Below are activities designed for this week.
1. Watch a lecture on data wrangling
This lecture was delivered by Tony Hirst to the Data, Analytics and Learning MOOC in 2014. (This video is still one of the best I could find on this topic desipte its ‘age’.) Tony is an active blogger, and his blog has always been a great source of inspiration for me.
If you’re an R user, I also recommend this talk given by Stian Håklev, Sr. Engineer and Learning Architect at Minerva Project.
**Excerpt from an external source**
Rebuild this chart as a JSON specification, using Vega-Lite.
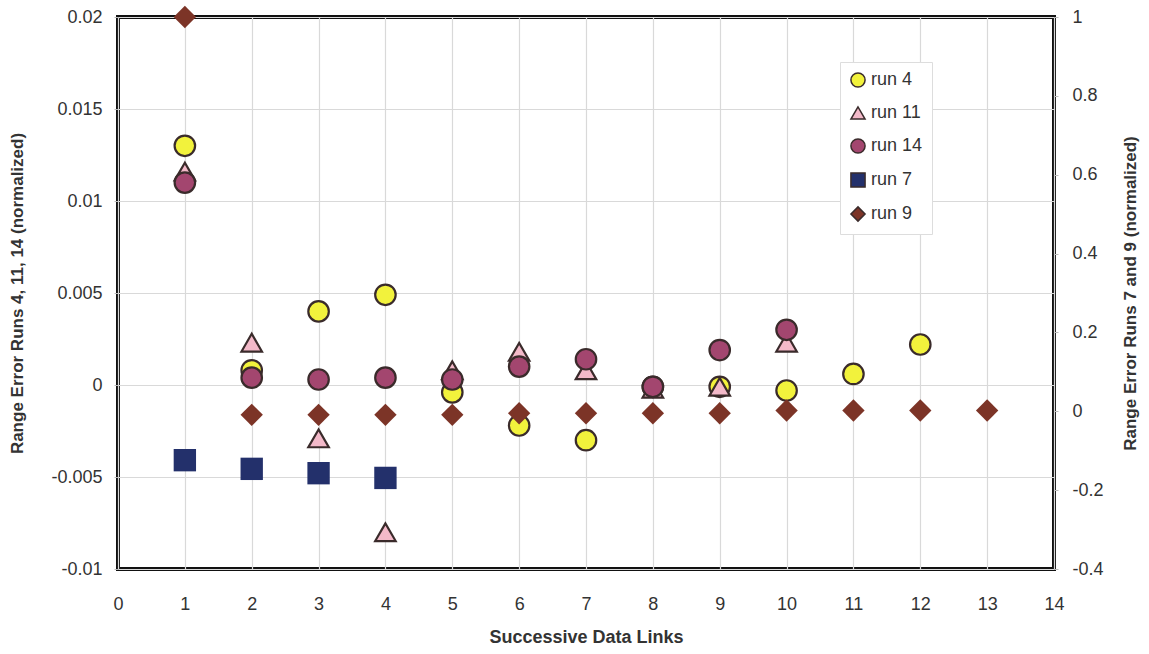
{
  "$schema": "https://vega.github.io/schema/vega-lite/v6.json",
  "autosize": {"type": "none"},
  "width": 936,
  "height": 552,
  "padding": {"left": 118, "top": 17, "right": 95, "bottom": 85},
  "background": "white",
  "config": {
    "font": "Liberation Sans",
    "view": {"stroke": "#111111", "strokeWidth": 4},
    "axis": {
      "labelFont": "Liberation Sans",
      "labelFontSize": 18,
      "labelColor": "#333333",
      "titleFont": "Liberation Sans",
      "titleFontSize": 17,
      "titleFontWeight": "bold",
      "titleColor": "#333333",
      "domain": false,
      "tickColor": "#bbbbbb",
      "tickSize": 4,
      "gridColor": "#d9d9d9",
      "gridWidth": 1.2,
      "labelOverlap": false,
      "labelFlush": false
    },
    "legend": {
      "labelFont": "Liberation Sans",
      "labelFontSize": 18,
      "labelColor": "#333333"
    }
  },
  "datasets": {
    "left": [
      {"link": 1, "series": "run 4", "value": 0.0130},
      {"link": 2, "series": "run 4", "value": 0.0008},
      {"link": 3, "series": "run 4", "value": 0.0040},
      {"link": 4, "series": "run 4", "value": 0.0049},
      {"link": 5, "series": "run 4", "value": -0.0004},
      {"link": 6, "series": "run 4", "value": -0.0022},
      {"link": 7, "series": "run 4", "value": -0.0030},
      {"link": 8, "series": "run 4", "value": -0.0001},
      {"link": 9, "series": "run 4", "value": -0.0001},
      {"link": 10, "series": "run 4", "value": -0.0003},
      {"link": 11, "series": "run 4", "value": 0.0006},
      {"link": 12, "series": "run 4", "value": 0.0022},
      {"link": 1, "series": "run 11", "value": 0.0116},
      {"link": 2, "series": "run 11", "value": 0.0023},
      {"link": 3, "series": "run 11", "value": -0.0029},
      {"link": 4, "series": "run 11", "value": -0.0080},
      {"link": 5, "series": "run 11", "value": 0.0008},
      {"link": 6, "series": "run 11", "value": 0.0018},
      {"link": 7, "series": "run 11", "value": 0.0008},
      {"link": 8, "series": "run 11", "value": -0.0002},
      {"link": 9, "series": "run 11", "value": -0.0001},
      {"link": 10, "series": "run 11", "value": 0.0023},
      {"link": 1, "series": "run 14", "value": 0.0110},
      {"link": 2, "series": "run 14", "value": 0.0004},
      {"link": 3, "series": "run 14", "value": 0.0003},
      {"link": 4, "series": "run 14", "value": 0.0004},
      {"link": 5, "series": "run 14", "value": 0.0003},
      {"link": 6, "series": "run 14", "value": 0.0010},
      {"link": 7, "series": "run 14", "value": 0.0014},
      {"link": 8, "series": "run 14", "value": -0.0001},
      {"link": 9, "series": "run 14", "value": 0.0019},
      {"link": 10, "series": "run 14", "value": 0.0030}
    ],
    "right": [
      {"link": 1, "series": "run 7", "value": -0.124},
      {"link": 2, "series": "run 7", "value": -0.146},
      {"link": 3, "series": "run 7", "value": -0.157},
      {"link": 4, "series": "run 7", "value": -0.169},
      {"link": 1, "series": "run 9", "value": 1.0},
      {"link": 2, "series": "run 9", "value": -0.009},
      {"link": 3, "series": "run 9", "value": -0.009},
      {"link": 4, "series": "run 9", "value": -0.009},
      {"link": 5, "series": "run 9", "value": -0.009},
      {"link": 6, "series": "run 9", "value": -0.005},
      {"link": 7, "series": "run 9", "value": -0.005},
      {"link": 8, "series": "run 9", "value": -0.005},
      {"link": 9, "series": "run 9", "value": -0.005},
      {"link": 10, "series": "run 9", "value": 0.002},
      {"link": 11, "series": "run 9", "value": 0.002},
      {"link": 12, "series": "run 9", "value": 0.002},
      {"link": 13, "series": "run 9", "value": 0.002}
    ]
  },
  "encoding": {
    "x": {
      "field": "link",
      "type": "quantitative",
      "scale": {"domain": [0, 14], "nice": false, "zero": false},
      "axis": {
        "title": "Successive Data Links",
        "titleFontSize": 18,
        "titlePadding": 15,
        "values": [0, 1, 2, 3, 4, 5, 6, 7, 8, 9, 10, 11, 12, 13, 14],
        "labelPadding": 26,
        "ticks": false,
        "grid": true
      }
    },
    "color": {
      "field": "series",
      "type": "nominal",
      "scale": {
        "domain": ["run 4", "run 11", "run 14", "run 7", "run 9"],
        "range": ["#f2f23c", "#f3b9c9", "#a3466f", "#23306b", "#7c3427"]
      },
      "legend": {
        "title": null,
        "orient": "none",
        "legendX": 722,
        "legendY": 45,
        "fillColor": "white",
        "strokeColor": "#dddddd",
        "padding": 9,
        "rowPadding": 12,
        "symbolSize": 200,
        "symbolStrokeWidth": 1.5,
        "labelOffset": 4
      }
    },
    "shape": {
      "field": "series",
      "type": "nominal",
      "scale": {
        "domain": ["run 4", "run 11", "run 14", "run 7", "run 9"],
        "range": ["circle", "triangle-up", "circle", "square", "diamond"]
      },
      "legend": null
    }
  },
  "layer": [
    {
      "data": {"name": "left"},
      "mark": {"type": "point", "filled": true, "size": 420, "stroke": "#3a2b2b", "strokeWidth": 2.2, "opacity": 1},
      "encoding": {
        "y": {
          "field": "value",
          "type": "quantitative",
          "scale": {"domain": [-0.01, 0.02], "nice": false, "zero": false},
          "axis": {
            "orient": "left",
            "title": "Range Error Runs 4, 11, 14 (normalized)",
            "values": [-0.01, -0.005, 0, 0.005, 0.01, 0.015, 0.02],
            "labelExpr": "replace(format(datum.value, ''), '\u2212', '-')",
            "labelPadding": 12,
            "titlePadding": 24,
            "grid": true
          }
        }
      }
    },
    {
      "data": {"name": "right"},
      "mark": {"type": "point", "filled": true, "size": 500, "strokeWidth": 0, "opacity": 1},
      "encoding": {
        "y": {
          "field": "value",
          "type": "quantitative",
          "scale": {"domain": [-0.4, 1], "nice": false, "zero": false},
          "axis": {
            "orient": "right",
            "title": "Range Error Runs 7 and 9 (normalized)",
            "titleAngle": 270,
            "values": [-0.4, -0.2, 0, 0.2, 0.4, 0.6, 0.8, 1],
            "labelExpr": "replace(format(datum.value, ''), '\u2212', '-')",
            "labelPadding": 14,
            "titlePadding": 36,
            "grid": false
          }
        }
      }
    }
  ],
  "resolve": {"scale": {"y": "independent"}, "axis": {"y": "independent"}}
}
He demonstrated almost a complete workflow going from messy, dirty Coursera data to some nice visualizations.
2. Play with one data wranging tool of your choice
Our choices include – but are not limited to – the following:
Spreadsheets. Yes, spreadsheets (e.g. Excel, Google Sheets) are incredibly powerful when it comes to data wrangling. Below are two tutorials that may help you unleash the power of spreadsheets.
- School of Data: A Gentle Introduction to Data Cleaning
- Data Carpentry: Data Organization in Spreadsheets
OpenRefine, formerly Google Refine, “is a powerful tool for working with messy data: cleaning it; transforming it from one format into another; and extending it with web services and external data.” Its official website provides several introductory videos to get you started. There is a Data Capentry course on OpenRefine for Social Science Data.
Trifacta Wrangler. This tool was created by a Stanford/Berkeley group and then lead to a company named Trifacta. Wrangler is an interactive tool for data cleaning. It takes messy, real-world data and transforms it into data tables. Then you can export to Excel, Tableau, R, etc. See this link for details.
R and RStudio. If you know R basics, I strongly encourage you to spend some time on the tidyverse
ecosystem. It has absolutely transformed my data wrangling practices in R.
Python, another popular programming language among data scientists. There are plenty of tutorioals out there. Below are just two examples.
This list is by no means exhaustive or comprehensive. Is there a data wrangling tool you like? Please share on Slack.
Not sure what data to use? Please consider exporting your Hypothes.is annotation data with the Facet tool.
Finally, check out the Data Carpentry website that offers a range of lessons and workshops that you may find useful.
4. Craft a data-wrangling plan for your course project
What implications does this week’s work have on your course project? You will be asked to share out your data-wrangling ideas on Tuesday via Slack.
8.3 Housekeeping for Formal Participation
To all SIGs, please start planning your SIG activities.
Our first SIG meeting is scheduled to happen on 11/3. Given it’s the election day, we may need to shift the plan. Stay tuned.
Enjoy digging and wrangling!